Prof. Dr. Petra B. Schumacher
(Principal Investigator)
University of Cologne
petra.schumacher@uni-koeln.de
Petra B. Schumacher’s research focuses on discourse processing and interface phenomena, including anaphora resolution, information structure and experimental pragmatics. In her psycho- and neurolinguistic research, she has applied a wide variety of experimental methodologies and worked with different populations. She obtained her PhD from Yale University in 2004 and held positions at the Max Planck Institutes in Leipzig and Nijmegen as well as at the University of Marburg and Mainz. She is currently professor of empirical linguistics at the University of Cologne.
Selected publications
- Patterson, Clare & Petra B. Schumacher. (2021). Interpretation Preferences in Contexts with three Antecedents: Examining the Role of Prominence in German Pronouns. Applied Psycholinguistics, 1-35.
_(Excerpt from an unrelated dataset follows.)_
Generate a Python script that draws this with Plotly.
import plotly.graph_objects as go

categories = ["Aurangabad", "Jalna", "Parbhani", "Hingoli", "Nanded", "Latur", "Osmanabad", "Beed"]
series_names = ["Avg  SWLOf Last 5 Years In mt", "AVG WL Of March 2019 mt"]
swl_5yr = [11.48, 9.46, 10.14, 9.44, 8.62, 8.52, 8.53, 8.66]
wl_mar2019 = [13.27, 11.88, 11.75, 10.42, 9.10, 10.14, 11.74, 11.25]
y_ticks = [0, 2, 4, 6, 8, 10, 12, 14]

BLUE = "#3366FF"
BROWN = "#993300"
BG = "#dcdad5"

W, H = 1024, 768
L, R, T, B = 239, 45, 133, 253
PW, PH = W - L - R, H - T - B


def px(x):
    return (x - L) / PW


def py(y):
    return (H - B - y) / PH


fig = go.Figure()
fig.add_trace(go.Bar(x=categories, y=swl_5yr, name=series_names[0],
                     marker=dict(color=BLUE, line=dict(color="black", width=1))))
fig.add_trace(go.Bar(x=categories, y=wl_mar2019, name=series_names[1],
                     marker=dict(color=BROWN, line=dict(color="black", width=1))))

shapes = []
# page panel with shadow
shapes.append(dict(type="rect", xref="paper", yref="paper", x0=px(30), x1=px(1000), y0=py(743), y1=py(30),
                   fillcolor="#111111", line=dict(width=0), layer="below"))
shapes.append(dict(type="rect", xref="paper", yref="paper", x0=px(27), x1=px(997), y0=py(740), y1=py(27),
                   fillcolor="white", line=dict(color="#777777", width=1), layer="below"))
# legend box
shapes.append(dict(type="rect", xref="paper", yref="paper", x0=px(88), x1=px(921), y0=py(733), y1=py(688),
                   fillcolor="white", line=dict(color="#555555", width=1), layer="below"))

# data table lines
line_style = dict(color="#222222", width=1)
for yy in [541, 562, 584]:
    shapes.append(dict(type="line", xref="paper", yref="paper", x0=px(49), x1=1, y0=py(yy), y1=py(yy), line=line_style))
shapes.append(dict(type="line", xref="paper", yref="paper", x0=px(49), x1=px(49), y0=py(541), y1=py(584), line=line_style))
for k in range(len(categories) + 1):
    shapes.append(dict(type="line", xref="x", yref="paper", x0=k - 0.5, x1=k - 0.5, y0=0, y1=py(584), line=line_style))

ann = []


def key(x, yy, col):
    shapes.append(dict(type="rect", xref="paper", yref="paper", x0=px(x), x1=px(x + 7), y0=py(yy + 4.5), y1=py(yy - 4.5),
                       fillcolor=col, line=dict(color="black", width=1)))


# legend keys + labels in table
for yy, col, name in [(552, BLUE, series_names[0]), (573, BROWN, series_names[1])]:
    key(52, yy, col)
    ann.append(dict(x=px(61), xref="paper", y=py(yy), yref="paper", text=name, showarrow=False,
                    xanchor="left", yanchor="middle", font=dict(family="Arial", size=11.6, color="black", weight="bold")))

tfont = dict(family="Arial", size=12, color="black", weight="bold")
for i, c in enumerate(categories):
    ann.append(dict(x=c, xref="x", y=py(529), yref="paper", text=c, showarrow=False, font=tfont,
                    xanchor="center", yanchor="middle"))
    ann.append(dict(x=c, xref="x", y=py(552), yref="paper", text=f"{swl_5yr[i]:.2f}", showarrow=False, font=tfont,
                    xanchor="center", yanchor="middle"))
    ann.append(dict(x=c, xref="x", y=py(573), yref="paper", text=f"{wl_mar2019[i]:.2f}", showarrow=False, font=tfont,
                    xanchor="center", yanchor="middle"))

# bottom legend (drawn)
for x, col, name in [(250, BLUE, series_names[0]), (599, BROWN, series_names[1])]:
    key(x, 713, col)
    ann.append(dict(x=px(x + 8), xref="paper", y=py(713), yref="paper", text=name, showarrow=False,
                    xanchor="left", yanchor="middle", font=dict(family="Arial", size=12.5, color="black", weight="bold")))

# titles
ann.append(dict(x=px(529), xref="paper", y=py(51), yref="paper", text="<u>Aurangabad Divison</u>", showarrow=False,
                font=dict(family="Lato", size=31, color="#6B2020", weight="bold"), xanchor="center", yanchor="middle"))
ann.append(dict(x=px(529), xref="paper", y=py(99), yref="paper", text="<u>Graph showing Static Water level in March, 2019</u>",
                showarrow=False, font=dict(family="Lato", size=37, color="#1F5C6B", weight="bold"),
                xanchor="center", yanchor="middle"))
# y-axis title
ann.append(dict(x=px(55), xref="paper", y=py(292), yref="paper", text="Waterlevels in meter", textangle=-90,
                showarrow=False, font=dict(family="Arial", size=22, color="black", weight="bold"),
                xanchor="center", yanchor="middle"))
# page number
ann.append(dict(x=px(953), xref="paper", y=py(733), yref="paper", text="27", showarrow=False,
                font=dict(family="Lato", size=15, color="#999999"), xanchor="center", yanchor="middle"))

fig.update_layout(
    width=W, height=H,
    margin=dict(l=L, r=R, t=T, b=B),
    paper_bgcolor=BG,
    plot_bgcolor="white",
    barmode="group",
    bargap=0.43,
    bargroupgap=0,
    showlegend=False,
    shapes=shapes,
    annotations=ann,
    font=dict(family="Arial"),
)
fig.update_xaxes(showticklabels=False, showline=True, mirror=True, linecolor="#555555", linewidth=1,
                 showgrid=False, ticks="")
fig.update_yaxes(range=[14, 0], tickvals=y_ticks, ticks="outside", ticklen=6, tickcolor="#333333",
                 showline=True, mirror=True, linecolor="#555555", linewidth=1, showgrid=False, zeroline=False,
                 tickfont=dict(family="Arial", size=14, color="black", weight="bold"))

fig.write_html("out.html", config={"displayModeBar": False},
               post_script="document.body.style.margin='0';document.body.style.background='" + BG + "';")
- Röhr, Christine T., Ingmar Brilmayer, Stefan Baumann, Martine Grice & Petra B. Schumacher. (2020). Signal-Driven and Expectation-Driven Processing of Accent Types. Language, Cognition and Neuroscience, 36,1, 33-59.
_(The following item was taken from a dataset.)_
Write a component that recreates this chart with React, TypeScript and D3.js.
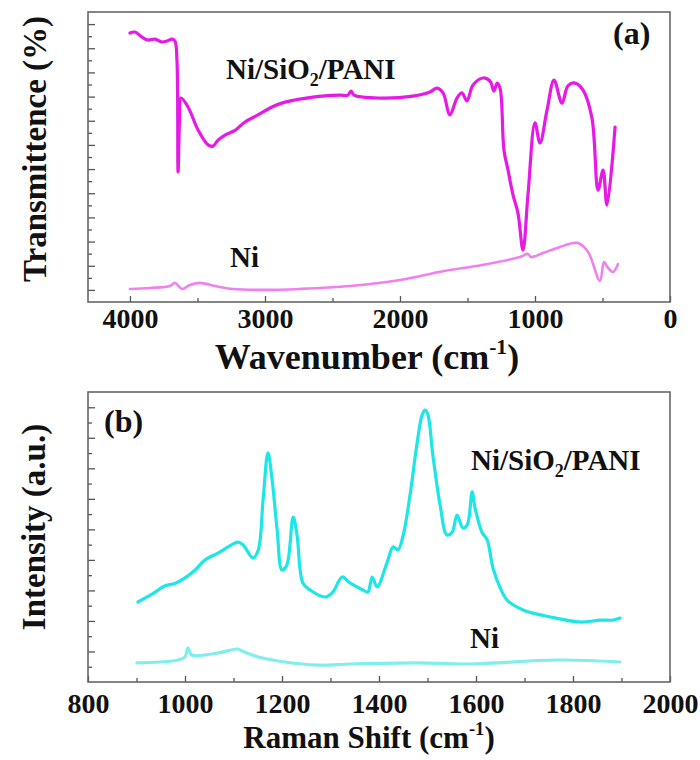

- Schumacher, Petra B. (2013). When Combinatorial Processing Results in Reconceptualization: Towards a New Approach of Compositionality. Frontiers in Psychology, 4, 677.
- Schumacher, Petra B. & Yu-Chen Hung. (2012). Positional Influences on Information Packaging: Insights from Topological Fields in German. Journal of Memory and Language, 67, 2, 295-310.
- Burkhardt, Petra. (2006). Inferential Bridging Relations Reveal Distinct Neural Mechanisms: Evidence from Event-Related Brain Potentials. Brain and Language, 98, 2, 159-168.


Door Spruijt
(PhD Candidate)
University of Cologne
dspruijt@uni-koeln.de
Door Spruijt’s research has focused on sign languages since her BA and MA in sign linguistics at the University of Amsterdam. She has worked extensively with both corpus and elicited data from Sign Language of the Netherlands (NGT) and the rural Balinese sign language Kata Kolok. She is now a PhD student on the Gesture-to-Sign Trajectory Project, which investigates the facilitating and inhibiting effects of iconicity and the individual phonological parameters on acquiring the lexicon in second language learners of a sign language (L2M2-learners). Understanding these effects will help improve curricula for L2M2-learners, which she, as a certified teacher of NGT, has great affinity with.
Project Description
The visual modality is well-known for its high potential for iconic representation, in particular, of information related to size and shape, manual action, location and motion. This affordance is exploited in both sign language and gesture and accounts to a significant degree for the similarity of expression across these domains in these modes of communicative expression. In the present project, we investigate this similarity with respect to the transition from gesture to sign in L2M2 (second language, second modality) sign language acquisition. The similarities between sign and gesture have important implications for L2M2 acquisition of a sign language, as learners’ gestural repertoire can support but also interfere with learning the phonologically specified forms in the established lexicon of sign language. In the proposed project, we investigate learners’ trajectories of transition from gesture to sign as well as their perception by proficient/native signers. To this end, we employ behavioral measures, a sign repetition task in a longitudinal study and electrophysiological measures. The project is integral to the Priority Program ViCom because it contributes to the subject by investigating the gesture-to-sign trajectory from a psycho- and neurolinguistic perspective, thereby offering a cognitively grounded approach to visual communication.